Dr Ashanty Melo Rodriguez

Dr. Ashanty Melo Rodriguez completed her undergraduate degree in Clinical Biochemistry at the Universidad de las Americas Puebla, Mexico in 2012. Her final year project was entitled “Evaluation of the immunoreactivity of Ki-67 as indicator in brain tumours” under the supervision of Dr. Luz del Carmen Quiroz. The aim of this project was to evaluate if Ki-67 can be used to indicate the growth fraction of brain tumours in paediatric patients using immunohistochemistry.

Following completion of her undergraduate degree, she then went on to complete an internship in the Department of Pathology at the University Medical Center Groningen in The Netherlands, under the supervision of Prof. Wilfred F.A. den Dunnen. Her roll here was to study the effect of CHIPs on astrocytomas samples via immunohistochemistry. Ms. Rodriguez then moved to Trinity College Dublin to undertake the M.Sc. in Immunology. Her 3 month project focused on the cytokine output of macrophages in the absence of UCP3. The aim of this project was to measure TNFα, IL-1β, IL-10 production by ELISA, and to determine the effect of UCP3 in the oxygen consumption rate and extracellular acidification rate. This project was done under the supervision of Prof. Richard Porter in the Trinity Biomedical Science Institute.
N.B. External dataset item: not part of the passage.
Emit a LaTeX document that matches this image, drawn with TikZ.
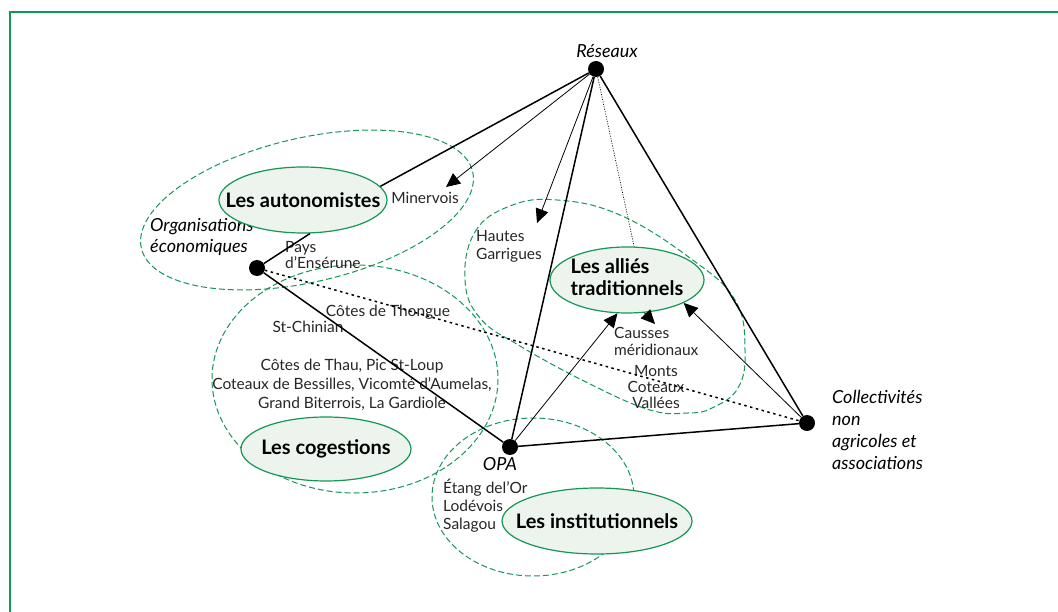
\documentclass[tikz,border=0pt]{standalone}
\usepackage{fontspec}
\setmainfont{Lato}
\usetikzlibrary{arrows.meta,shapes.geometric}
\definecolor{grn}{RGB}{20,150,85}
\definecolor{fillg}{RGB}{236,244,237}
\begin{document}
\begin{tikzpicture}[x=1pt,y=-1pt,
  dot/.style={circle,fill=black,inner sep=0pt,minimum size=16pt},
  grp/.style={draw=grn,fill=fillg,ellipse,line width=1.2pt,inner sep=0pt,font=\bfseries\fontsize{20}{23}\selectfont},
  zone/.style={draw=grn,line width=1pt,dash pattern=on 6pt off 3pt},
  lab/.style={font=\fontsize{15.5}{18}\selectfont,inner sep=0pt,text=black!85},
  ital/.style={font=\itshape\fontsize{18}{22}\selectfont,inner sep=0pt,align=left},
  strong/.style={line width=1.5pt},
  arr/.style={line width=0.8pt,-{Triangle[length=14pt,width=13pt]}},
  dots/.style={line width=1.5pt,dash pattern=on 2.5pt off 3.5pt},
  fine/.style={line width=0.7pt,dash pattern=on 1pt off 1.5pt}
]
\useasboundingbox (0,0) rectangle (1058,612);
\draw[grn,line width=1.4pt] (10,612) -- (10,12) -- (1058,12);

% dashed zones
\draw[zone,rotate around={13:(307,210)}] (307,210) ellipse [x radius=170, y radius=72];
\draw[zone] (355,379) ellipse [x radius=143, y radius=114];
\draw[zone] plot[smooth cycle,tension=0.7] coordinates {(465,280) (475,232) (510,206) (557,200) (620,215) (690,258) (735,300) (745,350) (738,388) (712,408) (688,413) (650,410) (590,384) (520,346) (480,318)};
\draw[zone] (533,497) ellipse [x radius=101, y radius=79];

% actors
\node[dot] (res) at (596,69) {};
\node[dot] (org) at (257,268) {};
\node[dot] (opa) at (510,447) {};
\node[dot] (col) at (807,423) {};

\node[ital] (resl) at (607,51) {Réseaux};
\node[ital,anchor=west] (orgl) at (150,237) {Organisations\\[-1pt]économiques};
\node[ital] (opal) at (500,464) {OPA};
\node[ital,anchor=west] (coll) at (832,430) {Collectivités\\non\\agricoles et\\associations};

% groups
\node[grp,minimum width=168pt,minimum height=66pt] (aut) at (303,200) {\makebox[0pt]{Les autonomistes}};
\node[grp,minimum width=154pt,minimum height=66pt] (all) at (627,280) {\makebox[0pt]{\begin{tabular}{@{}l@{}}Les alliés\\[-1pt]traditionnels\end{tabular}}};
\node[grp,minimum width=170pt,minimum height=64pt] (cog) at (326,449) {\makebox[0pt]{Les cogestions}};
\node[grp,minimum width=190pt,minimum height=66pt] (ins) at (597,521) {\makebox[0pt]{Les institutionnels}};

% place labels
\node[lab] (min) at (425,198) {Minervois};
\node[lab,align=left,anchor=west] (pay) at (285,255) {Pays\\[-2pt]d'Ensérune};
\node[lab,align=left,anchor=west] (hau) at (476,246) {Hautes\\Garrigues};
\node[lab] (tho) at (388,312) {Côtes de Thongue};
\node[lab] (chi) at (308,327) {St-Chinian};
\node[lab,align=center] (tha) at (352,385) {Côtes de Thau, Pic St-Loup\\[1pt]Coteaux de Bessilles, Vicomté d'Aumelas,\\[1pt]Grand Biterrois, La Gardiole};
\node[lab,align=left,anchor=west] (cau) at (614,341) {Causses\\[-1pt]méridionaux};
\node[lab,align=center] (mon) at (656,387) {Monts\\[-2pt]Coteaux\\[-2pt]Vallées};
\node[lab,align=left,anchor=west] (eta) at (443,506) {Étang del'Or\\Lodévois\\Salagou};

\coordinate (minA) at (446,187);
\coordinate (hauA) at (537,223);
\coordinate (cauA) at (655,324);

% connectors
\draw[strong] (res) -- (aut.10);
\draw[strong] (org) -- (aut.-78);
\draw[strong] (res) -- (opa);
\draw[strong] (res) -- (col);
\draw[strong] (org) -- (opa);
\draw[strong] (opa) -- (col);
\draw[dots] (org) -- (col);
\draw[fine] (res) -- (all.78);
\draw[arr] (res) -- (minA);
\draw[arr] (res) -- (hauA);
\draw[arr] (opa) -- (all.-106);
\draw[arr] (col) -- (all.-22);
\draw[arr] (all.-62) -- (cauA);
\end{tikzpicture}
\end{document}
Ashanty was then granted funding from the Government of Mexico to carry out a Ph.D. in the Department of Immunology, School of Medicine in Trinity College Dublin, under the supervision of Dr. Derek Doherty and Dr. Joanne Lysaght. Her Ph.D. project focused on the use of NKT cells as novel cellular based immunotherapies for oesophageal and gastric cancer patients. This project carried out detailed functional and phenotypic analysis of human NKT cells and importantly to determine the effect of different chemotherapy drugs and radiotherapy on the NKT -cell viability and function. She is currently a Posdoctoral researcher in Prof. Eleanor Molloy’s lab in the Dept of Paediatrics and Child Health, Trinity Translational Medicine Institute as part of a HRB grant. Her roll here is to study whether multiorgan dysfunction seen in neonates with neonatal encephalopathy  persists into early childhood and assess the degree of  multiorgan dysfunction following neonatal encephalopathy  in early childhood and to plan detailed followup.